Complete Example with Calculations and Visualization
Here's a comprehensive example showing how to use pandas for calculations and Seaborn for visualization ?
import seaborn as sns
import pandas as pd
import matplotlib.pyplot as plt
# Create sample data
data = {
'species': ['setosa', 'versicolor', 'virginica'] * 20,
'petal_width': [0.2, 0.4, 0.3, 1.4, 1.5, 1.3, 2.5, 1.9, 2.1] * 6 + [0.1, 0.2, 0.4]
}
df = pd.DataFrame(data)
# Calculate mean of petal width
mean_value = df['petal_width'].mean()
print(f"Mean of petal width: {mean_value:.3f}")
# Calculate standard deviation
std_value = df['petal_width'].std()
print(f"Standard deviation of petal width: {std_value:.3f}")
# Calculate sum
sum_value = df['petal_width'].sum()
print(f"Sum of petal width: {sum_value:.3f}")
Mean of petal width: 1.065 Standard deviation of petal width: 0.836 Sum of petal width: 64.950
Calculating Statistics by Group
Pandas allows you to calculate statistics for different groups in your data ?
# Calculate mean petal width by species
species_means = df.groupby('species')['petal_width'].mean()
print("Mean petal width by species:")
print(species_means)
# Calculate standard deviation by species
species_std = df.groupby('species')['petal_width'].std()
print("\nStandard deviation by species:")
print(species_std)
Mean petal width by species: species setosa 0.300 versicolor 1.400 virginica 2.167 Name: petal_width, dtype: float64 Standard deviation by species: species setosa 0.100 versicolor 0.100 virginica 0.306 Name: petal_width, dtype: float64
Visualizing Calculated Results with Seaborn
Once you have performed calculations using pandas, you can visualize the results with Seaborn ?

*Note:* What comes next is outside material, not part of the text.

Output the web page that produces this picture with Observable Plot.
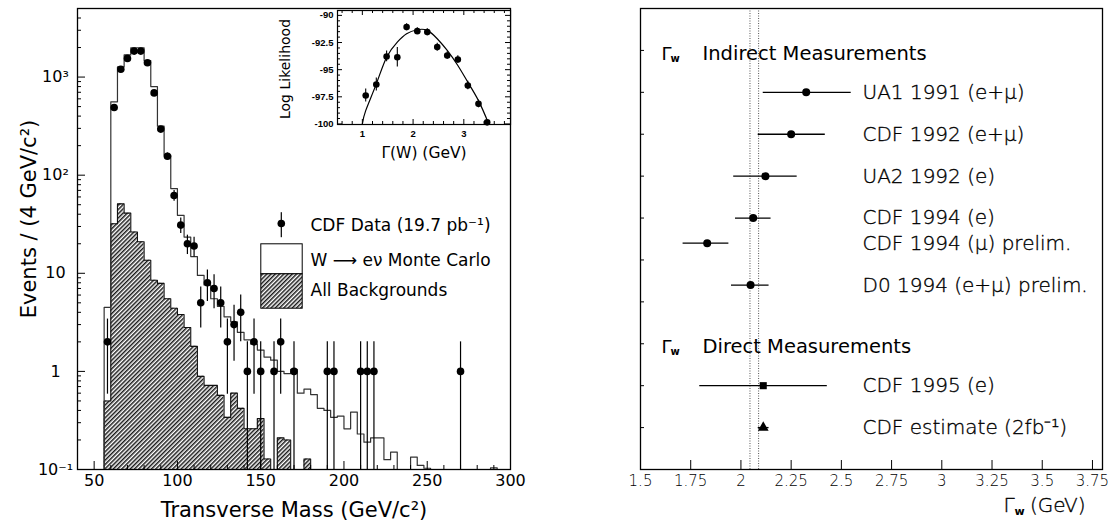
<!DOCTYPE html>
<html>
<head>
<meta charset="utf-8">
<script src="https://cdn.jsdelivr.net/npm/d3@7"></script>
<script src="https://cdn.jsdelivr.net/npm/@observablehq/plot@0.6"></script>
<style>
  html, body { margin: 0; padding: 0; background: #fff; }
  #figure { position: relative; width: 1114px; height: 522px; overflow: hidden; background: #fff; }
</style>
</head>
<body>
<!-- shared hatch fill for the background histogram -->
<svg width="0" height="0" style="position:absolute">
  <defs>
    <pattern id="hatch" patternUnits="userSpaceOnUse" width="3" height="3" patternTransform="rotate(45)">
      <rect width="3" height="3" fill="#fff"/>
      <line x1="0.75" y1="0" x2="0.75" y2="3" stroke="#1a1a1a" stroke-width="1.5"/>
    </pattern>
  </defs>
</svg>
<div id="figure"></div>
<script>
// ---------- transverse mass spectrum (4 GeV bins) ----------
const binWidth = 4;
const massBinLow = d3.range(56, 296, binWidth);
const mcEvents = [4.5, 560, 1270, 1680, 1990, 1990, 1470, 800, 316, 160,
  73, 39, 23.4, 14.8, 9.5, 7.6, 5.5, 4.6, 3.6, 3.2,
  2.5, 2.1, 1.9, 1.65, 1.4, 1.3, 1.0, 0.95, 1.05, 0.6,
  0.66, 0.58, 0.42, 0.40, 0.34, 0.35, 0.26, 0.385, 0.23, 0.19,
  0.21, 0.21, 0.126, 0.15, 0, 0, 0.134, 0.11, 0.103, 0,
  0, 0, 0, 0, 0, 0, 0, 0, 0.104, 0];
const bgEvents = [0.5, 32, 51, 41, 26.4, 21, 13.6, 8.5, 7.9, 5.5,
  4.4, 3.8, 2.8, 1.8, 0.89, 0.72, 0.72, 0.57, 0.34, 0.60,
  0.42, 0.26, 0.26, 0.33, 0.128, 0, 0.21, 0.20, 0, 0,
  0.128, 0, 0, 0, 0, 0, 0, 0, 0, 0,
  0, 0, 0, 0, 0, 0, 0, 0, 0, 0,
  0, 0, 0, 0, 0, 0, 0, 0, 0, 0];
const dataMass = [58, 62, 66, 70, 74, 78, 82, 86, 90, 94, 98, 102, 106, 110, 114, 118, 122, 126,
  130, 134, 138, 142, 146, 150, 158, 162, 170, 190, 194, 210, 214, 218, 270];
const dataCount = [2, 490, 1200, 1550, 1840, 1840, 1400, 690, 295, 156, 62, 31, 20, 19, 5, 8, 7, 5,
  2, 3, 4, 1, 2, 1, 1, 2, 1, 1, 1, 1, 1, 1, 1];

const massTicks = [50, 100, 150, 200, 250, 300];
const countTicks = [0.1, 1, 10, 100, 1000];
const countTickLabels = ["10⁻¹", "1", "10", "10²", "10³"];

// ---------- log-likelihood scan (inset) ----------
const scanWidth = [1.066, 1.275, 1.478, 1.689, 1.872, 2.083, 2.28, 2.476, 2.673, 2.882, 3.079, 3.289, 3.46];
const scanLogL = [-97.38, -96.37, -93.78, -93.85, -91.08, -91.45, -91.54, -92.92, -93.69, -94.06, -96.46, -98.15, -99.85];
const scanErr = [0.6, 0.6, 0.5, 0.9, 0.3, 0.3, 0.3, 0.35, 0.35, 0.35, 0.4, 0.35, 0.15];
const fitWidth = [1.0, 1.066, 1.275, 1.478, 1.689, 1.872, 2.083, 2.28, 2.476, 2.673, 2.882, 3.079, 3.289, 3.492];
const fitLogL = [-100, -98.77, -96.31, -93.85, -92.46, -91.69, -91.32, -91.38, -92.15, -93.23, -94.62, -96.15, -97.85, -100];
const scanXTicks = [1, 2, 3];
const scanYTicks = [-90, -92.5, -95, -97.5, -100];

// ---------- W width measurements ----------
const measLabel = ["UA1 1991 (e+μ)", "CDF 1992 (e+μ)", "UA2 1992 (e)", "CDF 1994 (e)",
  "CDF 1994 (μ) prelim.", "D0 1994 (e+μ) prelim.", "CDF 1995 (e)", "CDF estimate (2fb⁻¹)"];
const measKind = ["indirect", "indirect", "indirect", "indirect", "indirect", "indirect", "direct", "estimate"];
const measRow = [9, 8, 7, 6, 5.4, 4.4, 2, 1];
const measValue = [2.325, 2.25, 2.122, 2.061, 1.832, 2.048, 2.111, 2.111];
const measLow = [2.111, 2.086, 1.964, 1.973, 1.712, 1.953, 1.795, 2.086];
const measHigh = [2.549, 2.42, 2.28, 2.15, 1.94, 2.14, 2.43, 2.14];
const groupTitle = ["Indirect Measurements", "Direct Measurements"];
const groupRow = [9.92, 2.92];
const smBand = [2.045, 2.088];
const widthTicks = [1.5, 1.75, 2, 2.25, 2.5, 2.75, 3, 3.25, 3.5, 3.75];
const rowTicks = [1, 2, 3, 4, 5, 6, 7, 8, 9, 10];

const ink = "#000";
const font = "DejaVu Sans, sans-serif";
const figure = document.getElementById("figure");
const place = (el, left, top) => {
  el.style.position = "absolute";
  el.style.left = left + "px";
  el.style.top = top + "px";
  el.style.background = "transparent";
  el.style.overflow = "visible";
  figure.appendChild(el);
};
const label = (s, options) => Plot.text([s], {text: (d) => d, textAnchor: "middle", lineAnchor: "middle", ...options});

// ================= left panel: transverse mass =================
{
  const W = 520, H = 522, mL = 77, mR = 10, mT = 8, mB = 53;
  const fw = W - mL - mR, fh = H - mT - mB;
  const floor = 0.1;
  const lift = (v) => Math.max(v, floor);
  const steps = (values) => [
    {x: massBinLow[0], y: 0},
    ...massBinLow.map((x, i) => ({x, y: values[i]})),
    {x: massBinLow[massBinLow.length - 1] + binWidth, y: 0}
  ];
  const mcSteps = steps(mcEvents);
  const bgSteps = steps(bgEvents);
  const points = dataMass.map((m, i) => ({m, n: dataCount[i], e: Math.sqrt(dataCount[i])}));
  const minor = countTicks.flatMap((d) => d3.range(2, 10).map((k) => k * d)).filter((d) => d < 5000);
  const minorMass = d3.range(40, 301, 10).filter((d) => d % 50 !== 0);
  // legend box: left edge and right edge measured from the frame
  const boxL = 183.3, boxR = 208.3;

  const chart = Plot.plot({
    width: W, height: H, marginLeft: mL, marginRight: mR, marginTop: mT, marginBottom: mB,
    style: {fontFamily: font, color: ink},
    x: {domain: [40, 300], axis: null},
    y: {type: "log", domain: [floor, 5000], axis: null},
    marks: [
      Plot.areaY(bgSteps, {x: "x", y1: floor, y2: (d) => lift(d.y), curve: "step-after", fill: "url(#hatch)", clip: true}),
      Plot.line(bgSteps, {x: "x", y: (d) => lift(d.y), curve: "step-after", stroke: "#111", strokeWidth: 1.1, clip: true}),
      Plot.line(mcSteps, {x: "x", y: (d) => lift(d.y), curve: "step-after", stroke: "#333", strokeWidth: 1.2, clip: true}),
      Plot.ruleX(points, {x: "m", y1: (d) => lift(d.n - d.e), y2: (d) => d.n + d.e, stroke: ink, strokeWidth: 1.2, clip: true}),
      Plot.dot(points, {x: "m", y: "n", r: 3.8, fill: ink, stroke: null}),
      // inward tick marks
      Plot.tickY(countTicks, {y: (d) => d, insetRight: fw - 8, stroke: ink}),
      Plot.tickY(minor, {y: (d) => d, insetRight: fw - 4, stroke: ink}),
      Plot.tickX(massTicks, {x: (d) => d, insetTop: fh - 8, stroke: ink}),
      Plot.tickX(minorMass, {x: (d) => d, insetTop: fh - 4, stroke: ink}),
      Plot.axisY({ticks: countTicks, tickSize: 0, tickPadding: 22, textAnchor: "middle", fontSize: 16,
        tickFormat: (d) => countTickLabels[countTicks.indexOf(d)], label: null}),
      Plot.axisX({ticks: massTicks, tickSize: 0, tickPadding: 5, fontSize: 16, label: null}),
      label("Transverse Mass (GeV/c²)", {frameAnchor: "bottom", dy: 41, fontSize: 21}),
      label("Events / (4 GeV/c²)", {frameAnchor: "left", rotate: -90, dx: -48, dy: -20, fontSize: 21}),
      // legend
      Plot.frame({fill: ink, stroke: null, insetLeft: 203.2, insetRight: fw - 204.4, insetTop: 203.7, insetBottom: 232.3}),
      Plot.dot([0], {frameAnchor: "top-left", dx: 203.8, dy: 215, r: 3.8, fill: ink, stroke: null}),
      Plot.frame({fill: "#fff", stroke: ink, strokeWidth: 1, insetLeft: boxL, insetRight: boxR, insetTop: 235.3, insetBottom: 195.7}),
      Plot.frame({fill: "url(#hatch)", stroke: ink, strokeWidth: 1, insetLeft: boxL, insetRight: boxR, insetTop: 265.3, insetBottom: 161.3}),
      label("CDF Data (19.7 pb⁻¹)", {frameAnchor: "top-left", dx: 233, dy: 217, textAnchor: "start", fontSize: 17}),
      label("W ⟶ eν Monte Carlo", {frameAnchor: "top-left", dx: 233, dy: 252, textAnchor: "start", fontSize: 17}),
      label("All Backgrounds", {frameAnchor: "top-left", dx: 233, dy: 282, textAnchor: "start", fontSize: 17}),
      Plot.frame({stroke: ink, strokeWidth: 1.3})
    ]
  });
  place(chart, 0, 0);
}

// ================= inset: likelihood scan =================
{
  const W = 240, H = 170, mL = 57, mR = 10, mT = 10, mB = 46;
  const fw = W - mL - mR, fh = H - mT - mB;
  const scan = scanWidth.map((x, i) => ({x, y: scanLogL[i], e: scanErr[i]}));
  const fit = fitWidth.map((x, i) => ({x, y: fitLogL[i]}));
  const minorX = d3.range(0.6, 3.95, 0.2).filter((d) => Math.abs(d - Math.round(d)) > 0.01);
  const minorY = d3.range(-99.5, -89.5, 0.5).filter((d) => Math.abs(d / 2.5 - Math.round(d / 2.5)) > 0.01);
  const lab = {fontFamily: "Liberation Sans, sans-serif", fontWeight: "bold", fontSize: 9.5};

  const chart = Plot.plot({
    width: W, height: H, marginLeft: mL, marginRight: mR, marginTop: mT, marginBottom: mB,
    style: {fontFamily: font, color: ink},
    x: {domain: [0.51, 3.92], axis: null},
    y: {domain: [-100.05, -89.55], axis: null},
    marks: [
      Plot.frame({fill: "#fff", stroke: null}),
      Plot.line(fit, {x: "x", y: "y", curve: "natural", stroke: ink, strokeWidth: 1.2, clip: true}),
      Plot.ruleX(scan, {x: "x", y1: (d) => d.y - d.e, y2: (d) => d.y + d.e, stroke: ink, strokeWidth: 1.1, clip: true}),
      Plot.dot(scan, {x: "x", y: "y", r: 3.3, fill: ink, stroke: null}),
      Plot.tickX(scanXTicks, {x: (d) => d, insetTop: fh - 5, stroke: ink}),
      Plot.tickX(scanXTicks, {x: (d) => d, insetBottom: fh - 5, stroke: ink}),
      Plot.tickX(minorX, {x: (d) => d, insetTop: fh - 3, stroke: ink}),
      Plot.tickX(minorX, {x: (d) => d, insetBottom: fh - 3, stroke: ink}),
      Plot.tickY(scanYTicks, {y: (d) => d, insetRight: fw - 5, stroke: ink}),
      Plot.tickY(scanYTicks, {y: (d) => d, insetLeft: fw - 5, stroke: ink}),
      Plot.tickY(minorY, {y: (d) => d, insetRight: fw - 3, stroke: ink}),
      Plot.tickY(minorY, {y: (d) => d, insetLeft: fw - 3, stroke: ink}),
      Plot.axisX({ticks: scanXTicks, tickSize: 0, tickPadding: 6, label: null, tickFormat: (d) => String(d), ...lab}),
      Plot.axisY({ticks: scanYTicks, tickSize: 0, tickPadding: 4, label: null, tickFormat: (d) => String(d), ...lab}),
      label("Γ(W) (GeV)", {frameAnchor: "bottom", dy: 29, fontSize: 15.5}),
      label("Log Likelihood", {frameAnchor: "left", rotate: -90, dx: -52, dy: 1.5, fontSize: 14}),
      Plot.frame({stroke: ink, strokeWidth: 1.2})
    ]
  });
  place(chart, 280, 0);
}

// ================= right panel: W width measurements =================
{
  const W = 554, H = 522, mL = 80, mR = 12, mT = 8, mB = 53;
  const fw = W - mL - mR, fh = H - mT - mB;
  const meas = measLabel.map((label, i) => ({
    label, kind: measKind[i], row: measRow[i], value: measValue[i], lo: measLow[i], hi: measHigh[i]
  }));
  const groups = groupTitle.map((title, i) => ({title, row: groupRow[i]}));
  // light face, thickened slightly with a hairline outline
  const thin = {fontWeight: "300", fill: ink, stroke: ink, strokeWidth: 0.35};

  const chart = Plot.plot({
    width: W, height: H, marginLeft: mL, marginRight: mR, marginTop: mT, marginBottom: mB,
    style: {fontFamily: font, color: ink},
    x: {domain: [1.5, 3.8], axis: null},
    y: {domain: [0, 11], axis: null},
    symbol: {domain: ["indirect", "direct", "estimate"], range: ["circle", "square", "triangle"]},
    marks: [
      Plot.ruleX(smBand, {x: (d) => d, stroke: "#555", strokeWidth: 1, strokeDasharray: "1,1.5"}),
      Plot.ruleY(meas, {y: "row", x1: "lo", x2: "hi", stroke: ink, strokeWidth: 1.3}),
      Plot.dot(meas, {x: "value", y: "row", symbol: "kind", r: 4, fill: ink, stroke: null}),
      Plot.text(meas, {y: "row", text: "label", frameAnchor: "left", dx: 222, textAnchor: "start", lineAnchor: "middle",
        fontSize: 20, ...thin}),
      Plot.text(groups, {y: "row", text: () => "Γ", frameAnchor: "left", dx: 21, textAnchor: "start", lineAnchor: "middle", fontSize: 18}),
      Plot.text(groups, {y: "row", text: () => "w", frameAnchor: "left", dx: 30, dy: 5, textAnchor: "start", lineAnchor: "middle", fontSize: 10, fontWeight: "bold"}),
      Plot.text(groups, {y: "row", text: "title", frameAnchor: "left", dx: 62, textAnchor: "start", lineAnchor: "middle", fontSize: 19.5}),
      Plot.tickX(widthTicks, {x: (d) => d, insetTop: fh - 9, stroke: ink}),
      Plot.tickY(rowTicks, {y: (d) => d, insetRight: fw - 4, stroke: ink}),
      Plot.axisX({ticks: widthTicks, tickSize: 0, tickPadding: 6, fontSize: 15, label: null, tickFormat: (d) => String(d), ...thin, strokeWidth: 0.3}),
      label("Γ", {frameAnchor: "bottom-right", dx: -99, dy: 36, textAnchor: "start", fontSize: 20, ...thin}),
      label("w", {frameAnchor: "bottom-right", dx: -88, dy: 42, textAnchor: "start", fontSize: 11, fontWeight: "bold"}),
      label("(GeV)", {frameAnchor: "bottom-right", dx: -17, dy: 36, textAnchor: "end", fontSize: 20, ...thin}),
      Plot.frame({stroke: ink, strokeWidth: 1.3})
    ]
  });
  place(chart, 560, 0);
}
</script>
</body>
</html>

# Create a bar plot showing mean petal width by species
plt.figure(figsize=(10, 6))
# Plot 1: Bar plot of means
plt.subplot(1, 2, 1)
sns.barplot(x=species_means.index, y=species_means.values)
plt.title('Mean Petal Width by Species')
plt.ylabel('Mean Petal Width')
# Plot 2: Box plot showing distribution
plt.subplot(1, 2, 2)
sns.boxplot(data=df, x='species', y='petal_width')
plt.title('Petal Width Distribution by Species')
plt.tight_layout()
plt.show()
Advanced Statistical Calculations
Pandas provides many statistical functions you can use with Seaborn ?
# Calculate multiple statistics at once
stats_summary = df['petal_width'].describe()
print("Statistical summary:")
print(stats_summary)
# Calculate median and quartiles
median_value = df['petal_width'].median()
q1 = df['petal_width'].quantile(0.25)
q3 = df['petal_width'].quantile(0.75)
print(f"\nMedian: {median_value:.3f}")
print(f"First Quartile (Q1): {q1:.3f}")
print(f"Third Quartile (Q3): {q3:.3f}")
Statistical summary: count 61.000000 mean 1.065082 std 0.836135 min 0.100000 25% 0.300000 50% 1.300000 75% 1.900000 max 2.500000 Name: petal_width, dtype: float64 Median: 1.300 First Quartile (Q1): 0.300 Third Quartile (Q3): 1.900
Comparison of Methods
| Function | Purpose | Pandas Method | Best Seaborn Visualization |
|---|---|---|---|
| Mean | Average value | .mean() |
Bar plot, Point plot |
| Standard Deviation | Measure of spread | .std() |
Error bars, Box plot |
| Median | Middle value | .median() |
Box plot, Violin plot |
| Quartiles | Data distribution | .quantile() |
Box plot |
Conclusion
While Seaborn doesn't perform calculations directly, it works perfectly with pandas statistical functions. Use pandas for data calculations like mean, standard deviation, and quartiles, then visualize the results with Seaborn's powerful plotting functions for comprehensive data analysis.